* START Data *

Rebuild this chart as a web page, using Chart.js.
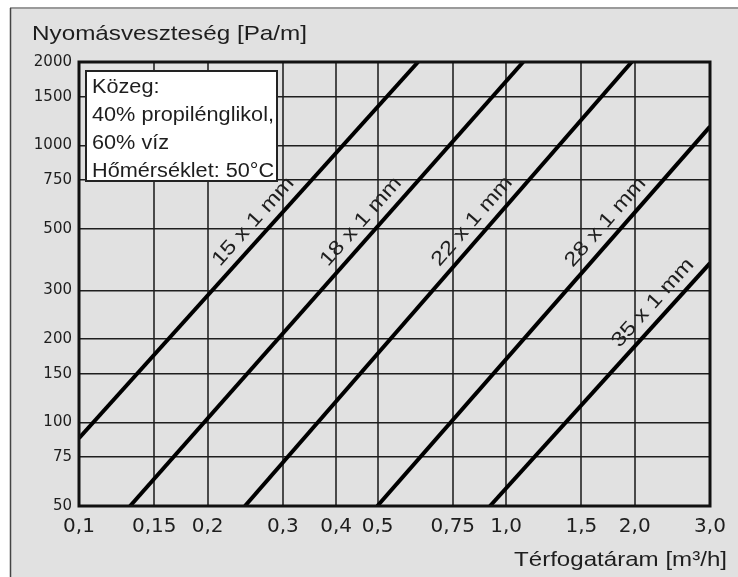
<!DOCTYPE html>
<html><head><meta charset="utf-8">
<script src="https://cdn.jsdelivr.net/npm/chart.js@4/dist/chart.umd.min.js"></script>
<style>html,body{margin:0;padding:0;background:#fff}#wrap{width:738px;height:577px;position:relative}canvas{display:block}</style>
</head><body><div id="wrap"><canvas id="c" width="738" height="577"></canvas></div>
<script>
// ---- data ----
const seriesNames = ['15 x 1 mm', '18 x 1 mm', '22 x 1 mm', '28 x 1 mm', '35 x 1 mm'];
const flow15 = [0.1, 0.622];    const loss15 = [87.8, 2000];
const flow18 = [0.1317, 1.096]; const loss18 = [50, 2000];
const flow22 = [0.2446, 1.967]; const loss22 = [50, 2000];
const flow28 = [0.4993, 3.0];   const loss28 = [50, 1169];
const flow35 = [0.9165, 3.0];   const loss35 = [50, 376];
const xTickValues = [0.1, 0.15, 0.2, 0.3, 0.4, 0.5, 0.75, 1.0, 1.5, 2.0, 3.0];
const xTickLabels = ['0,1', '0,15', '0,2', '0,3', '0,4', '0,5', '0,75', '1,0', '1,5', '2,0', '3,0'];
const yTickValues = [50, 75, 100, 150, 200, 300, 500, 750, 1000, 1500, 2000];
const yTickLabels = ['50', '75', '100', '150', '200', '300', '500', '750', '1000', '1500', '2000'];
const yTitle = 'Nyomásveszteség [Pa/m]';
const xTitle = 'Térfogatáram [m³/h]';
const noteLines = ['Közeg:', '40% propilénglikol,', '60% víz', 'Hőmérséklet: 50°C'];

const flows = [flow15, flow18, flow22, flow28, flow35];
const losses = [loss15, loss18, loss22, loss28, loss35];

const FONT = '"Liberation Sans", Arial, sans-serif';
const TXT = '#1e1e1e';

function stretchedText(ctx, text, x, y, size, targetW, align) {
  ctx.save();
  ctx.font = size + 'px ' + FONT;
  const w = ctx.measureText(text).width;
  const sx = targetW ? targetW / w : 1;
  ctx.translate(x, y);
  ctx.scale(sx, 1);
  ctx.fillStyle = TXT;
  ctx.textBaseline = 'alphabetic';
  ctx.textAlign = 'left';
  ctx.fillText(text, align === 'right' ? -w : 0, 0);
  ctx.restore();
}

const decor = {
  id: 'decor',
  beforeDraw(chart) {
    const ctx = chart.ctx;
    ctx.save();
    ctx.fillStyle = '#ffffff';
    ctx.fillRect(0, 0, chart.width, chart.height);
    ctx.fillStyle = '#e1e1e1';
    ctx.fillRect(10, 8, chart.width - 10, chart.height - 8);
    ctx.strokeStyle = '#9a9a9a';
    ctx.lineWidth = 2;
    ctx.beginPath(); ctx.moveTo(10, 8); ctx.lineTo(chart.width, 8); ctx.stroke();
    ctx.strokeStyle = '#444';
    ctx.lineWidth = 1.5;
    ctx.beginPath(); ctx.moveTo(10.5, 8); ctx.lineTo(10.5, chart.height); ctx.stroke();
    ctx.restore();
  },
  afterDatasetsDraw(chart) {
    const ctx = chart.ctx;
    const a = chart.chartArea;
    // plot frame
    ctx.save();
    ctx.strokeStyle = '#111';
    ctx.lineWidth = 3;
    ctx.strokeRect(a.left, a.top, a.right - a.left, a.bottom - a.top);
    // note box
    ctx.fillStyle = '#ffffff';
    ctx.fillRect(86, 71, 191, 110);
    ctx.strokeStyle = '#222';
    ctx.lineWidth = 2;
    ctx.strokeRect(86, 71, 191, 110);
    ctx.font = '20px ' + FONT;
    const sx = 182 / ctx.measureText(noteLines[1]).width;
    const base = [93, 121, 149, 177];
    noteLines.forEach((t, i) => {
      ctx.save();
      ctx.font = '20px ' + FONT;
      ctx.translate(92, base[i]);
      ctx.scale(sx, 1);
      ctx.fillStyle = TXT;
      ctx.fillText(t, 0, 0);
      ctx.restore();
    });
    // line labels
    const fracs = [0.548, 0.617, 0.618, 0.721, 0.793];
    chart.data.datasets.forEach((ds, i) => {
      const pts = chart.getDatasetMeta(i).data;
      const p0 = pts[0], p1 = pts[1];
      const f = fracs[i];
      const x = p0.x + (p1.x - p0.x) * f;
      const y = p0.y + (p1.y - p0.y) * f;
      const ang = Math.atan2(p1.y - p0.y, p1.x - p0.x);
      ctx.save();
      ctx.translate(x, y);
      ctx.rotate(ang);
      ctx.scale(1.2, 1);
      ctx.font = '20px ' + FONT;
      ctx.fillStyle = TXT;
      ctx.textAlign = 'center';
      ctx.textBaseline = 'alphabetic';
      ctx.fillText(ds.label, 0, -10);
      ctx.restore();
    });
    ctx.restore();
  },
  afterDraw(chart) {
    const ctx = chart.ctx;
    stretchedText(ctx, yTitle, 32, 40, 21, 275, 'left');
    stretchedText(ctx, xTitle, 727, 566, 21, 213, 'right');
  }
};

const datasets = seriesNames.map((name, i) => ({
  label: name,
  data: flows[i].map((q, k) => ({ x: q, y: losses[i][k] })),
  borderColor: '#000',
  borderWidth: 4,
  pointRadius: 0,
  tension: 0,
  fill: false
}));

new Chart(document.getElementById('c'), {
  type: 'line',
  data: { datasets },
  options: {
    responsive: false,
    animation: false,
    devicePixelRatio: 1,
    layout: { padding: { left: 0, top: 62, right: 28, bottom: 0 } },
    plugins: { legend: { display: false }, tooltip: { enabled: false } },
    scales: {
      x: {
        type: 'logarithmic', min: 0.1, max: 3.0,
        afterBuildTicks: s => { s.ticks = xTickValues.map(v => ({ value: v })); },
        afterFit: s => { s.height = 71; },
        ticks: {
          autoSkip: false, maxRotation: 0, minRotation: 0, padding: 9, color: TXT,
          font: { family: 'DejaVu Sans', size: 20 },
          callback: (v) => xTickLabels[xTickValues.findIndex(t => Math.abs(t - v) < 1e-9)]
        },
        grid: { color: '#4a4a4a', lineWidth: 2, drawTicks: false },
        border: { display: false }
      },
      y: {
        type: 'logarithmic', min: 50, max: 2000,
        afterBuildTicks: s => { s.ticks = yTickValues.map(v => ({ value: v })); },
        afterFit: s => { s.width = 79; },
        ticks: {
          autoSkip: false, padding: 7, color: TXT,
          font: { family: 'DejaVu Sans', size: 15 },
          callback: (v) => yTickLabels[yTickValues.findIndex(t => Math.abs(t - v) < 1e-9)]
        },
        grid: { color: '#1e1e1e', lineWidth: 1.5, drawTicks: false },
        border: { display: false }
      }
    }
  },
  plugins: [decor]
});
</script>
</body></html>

* END Data *

* Exercise details: The lines from the start of the data through the line that contains "const noteLines = ['Közeg:', '40%" are to be returned exactly, please, with both ends included and every picture left out.

* Solution to this task:
Rebuild this chart as a web page, using Chart.js.
<!DOCTYPE html>
<html><head><meta charset="utf-8">
<script src="https://cdn.jsdelivr.net/npm/chart.js@4/dist/chart.umd.min.js"></script>
<style>html,body{margin:0;padding:0;background:#fff}#wrap{width:738px;height:577px;position:relative}canvas{display:block}</style>
</head><body><div id="wrap"><canvas id="c" width="738" height="577"></canvas></div>
<script>
// ---- data ----
const seriesNames = ['15 x 1 mm', '18 x 1 mm', '22 x 1 mm', '28 x 1 mm', '35 x 1 mm'];
const flow15 = [0.1, 0.622];    const loss15 = [87.8, 2000];
const flow18 = [0.1317, 1.096]; const loss18 = [50, 2000];
const flow22 = [0.2446, 1.967]; const loss22 = [50, 2000];
const flow28 = [0.4993, 3.0];   const loss28 = [50, 1169];
const flow35 = [0.9165, 3.0];   const loss35 = [50, 376];
const xTickValues = [0.1, 0.15, 0.2, 0.3, 0.4, 0.5, 0.75, 1.0, 1.5, 2.0, 3.0];
const xTickLabels = ['0,1', '0,15', '0,2', '0,3', '0,4', '0,5', '0,75', '1,0', '1,5', '2,0', '3,0'];
const yTickValues = [50, 75, 100, 150, 200, 300, 500, 750, 1000, 1500, 2000];
const yTickLabels = ['50', '75', '100', '150', '200', '300', '500', '750', '1000', '1500', '2000'];
const yTitle = 'Nyomásveszteség [Pa/m]';
const xTitle = 'Térfogatáram [m³/h]';
const noteLines = ['Közeg:', '40% propilénglikol,', '60% víz', 'Hőmérséklet: 50°C'];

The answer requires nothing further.